>> Start DATA ENTRIES

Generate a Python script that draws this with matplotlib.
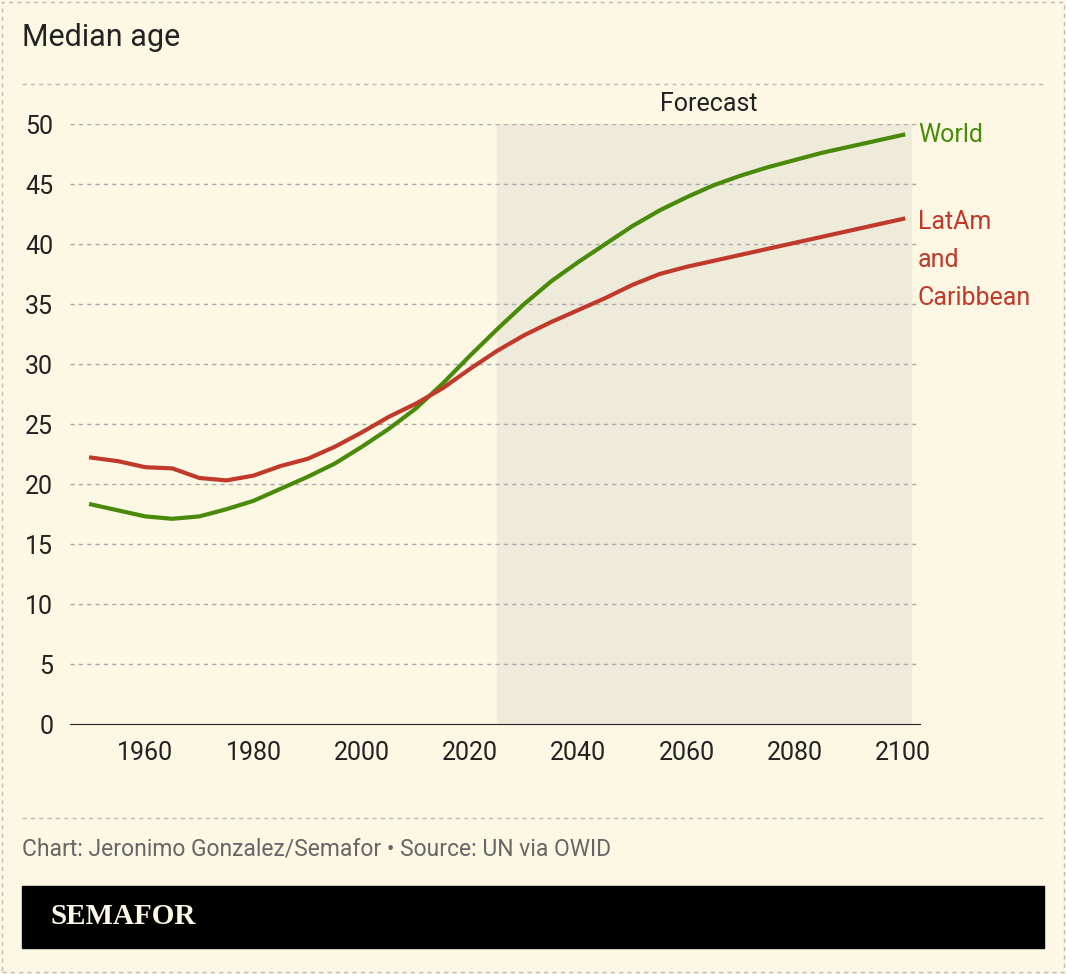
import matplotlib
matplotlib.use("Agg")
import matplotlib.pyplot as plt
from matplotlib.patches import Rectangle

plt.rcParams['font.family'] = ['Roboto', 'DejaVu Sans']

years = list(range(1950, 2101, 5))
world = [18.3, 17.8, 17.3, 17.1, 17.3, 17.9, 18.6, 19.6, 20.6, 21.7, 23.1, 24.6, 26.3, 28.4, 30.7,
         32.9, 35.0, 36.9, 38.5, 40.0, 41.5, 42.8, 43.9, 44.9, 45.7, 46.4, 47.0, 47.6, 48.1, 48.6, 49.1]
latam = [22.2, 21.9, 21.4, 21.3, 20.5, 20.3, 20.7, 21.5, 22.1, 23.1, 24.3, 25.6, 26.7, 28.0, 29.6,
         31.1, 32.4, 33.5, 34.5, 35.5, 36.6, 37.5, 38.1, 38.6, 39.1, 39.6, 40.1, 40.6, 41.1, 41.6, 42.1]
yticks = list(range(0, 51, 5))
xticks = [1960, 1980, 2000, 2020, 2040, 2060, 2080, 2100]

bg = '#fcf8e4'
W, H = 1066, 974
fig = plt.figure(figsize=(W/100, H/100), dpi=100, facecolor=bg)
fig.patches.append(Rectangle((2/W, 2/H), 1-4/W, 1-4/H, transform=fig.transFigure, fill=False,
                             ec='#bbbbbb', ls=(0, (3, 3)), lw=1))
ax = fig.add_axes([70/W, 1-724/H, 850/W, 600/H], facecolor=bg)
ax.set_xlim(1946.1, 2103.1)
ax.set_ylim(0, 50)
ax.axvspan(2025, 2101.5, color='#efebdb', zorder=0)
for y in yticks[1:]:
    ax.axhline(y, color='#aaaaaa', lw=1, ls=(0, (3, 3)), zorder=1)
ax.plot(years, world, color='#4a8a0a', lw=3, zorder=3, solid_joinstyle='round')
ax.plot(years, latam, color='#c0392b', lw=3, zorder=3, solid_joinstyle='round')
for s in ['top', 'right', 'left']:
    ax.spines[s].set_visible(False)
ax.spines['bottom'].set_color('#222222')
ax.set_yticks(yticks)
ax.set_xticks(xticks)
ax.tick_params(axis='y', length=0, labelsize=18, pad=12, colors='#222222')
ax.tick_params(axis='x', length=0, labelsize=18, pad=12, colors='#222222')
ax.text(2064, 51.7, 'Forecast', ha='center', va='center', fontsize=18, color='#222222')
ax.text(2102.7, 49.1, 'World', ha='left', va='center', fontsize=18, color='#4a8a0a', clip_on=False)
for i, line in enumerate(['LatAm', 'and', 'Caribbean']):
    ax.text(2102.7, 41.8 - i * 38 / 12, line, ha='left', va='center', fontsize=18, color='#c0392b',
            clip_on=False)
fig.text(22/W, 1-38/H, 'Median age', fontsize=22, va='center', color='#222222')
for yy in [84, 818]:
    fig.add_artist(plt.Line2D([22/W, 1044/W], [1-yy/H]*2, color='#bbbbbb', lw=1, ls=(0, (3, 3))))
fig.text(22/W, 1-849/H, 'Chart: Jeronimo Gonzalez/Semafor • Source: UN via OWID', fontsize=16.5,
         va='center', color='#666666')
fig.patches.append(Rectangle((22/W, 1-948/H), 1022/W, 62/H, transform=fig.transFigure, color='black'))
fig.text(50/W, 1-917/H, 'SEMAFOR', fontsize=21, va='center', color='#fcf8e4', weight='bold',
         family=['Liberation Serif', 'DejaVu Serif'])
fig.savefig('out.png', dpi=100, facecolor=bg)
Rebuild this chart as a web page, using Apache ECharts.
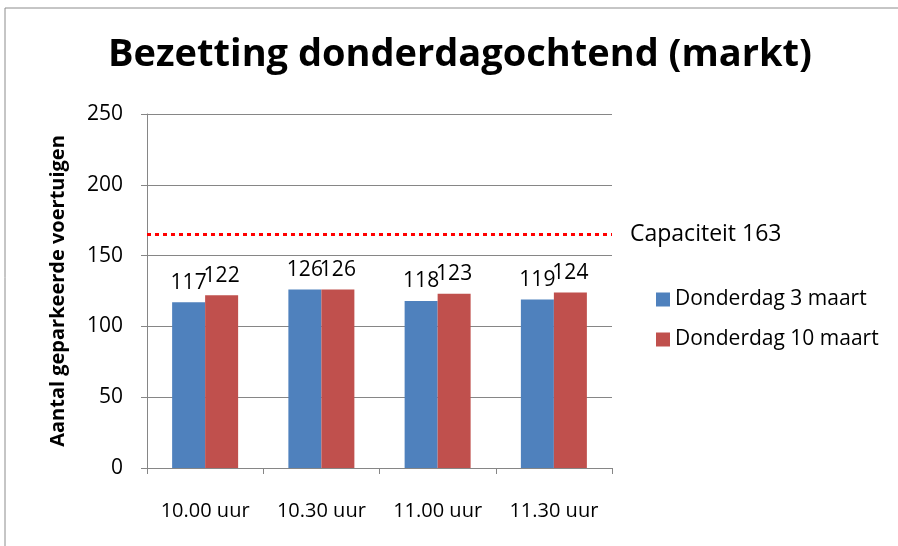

>> End DATA ENTRIES

◆ **SHORT EXERCISE**
Make an exact copy of the lines from the top of the material through the line with "xticks = [1960, 1980, 2000, 2020, 2040, 2060, 2080, 2100]", pictures excluded.

◆ **SOLVED PROBLEM**
Generate a Python script that draws this with matplotlib.
import matplotlib
matplotlib.use("Agg")
import matplotlib.pyplot as plt
from matplotlib.patches import Rectangle

plt.rcParams['font.family'] = ['Roboto', 'DejaVu Sans']

years = list(range(1950, 2101, 5))
world = [18.3, 17.8, 17.3, 17.1, 17.3, 17.9, 18.6, 19.6, 20.6, 21.7, 23.1, 24.6, 26.3, 28.4, 30.7,
         32.9, 35.0, 36.9, 38.5, 40.0, 41.5, 42.8, 43.9, 44.9, 45.7, 46.4, 47.0, 47.6, 48.1, 48.6, 49.1]
latam = [22.2, 21.9, 21.4, 21.3, 20.5, 20.3, 20.7, 21.5, 22.1, 23.1, 24.3, 25.6, 26.7, 28.0, 29.6,
         31.1, 32.4, 33.5, 34.5, 35.5, 36.6, 37.5, 38.1, 38.6, 39.1, 39.6, 40.1, 40.6, 41.1, 41.6, 42.1]
yticks = list(range(0, 51, 5))
xticks = [1960, 1980, 2000, 2020, 2040, 2060, 2080, 2100]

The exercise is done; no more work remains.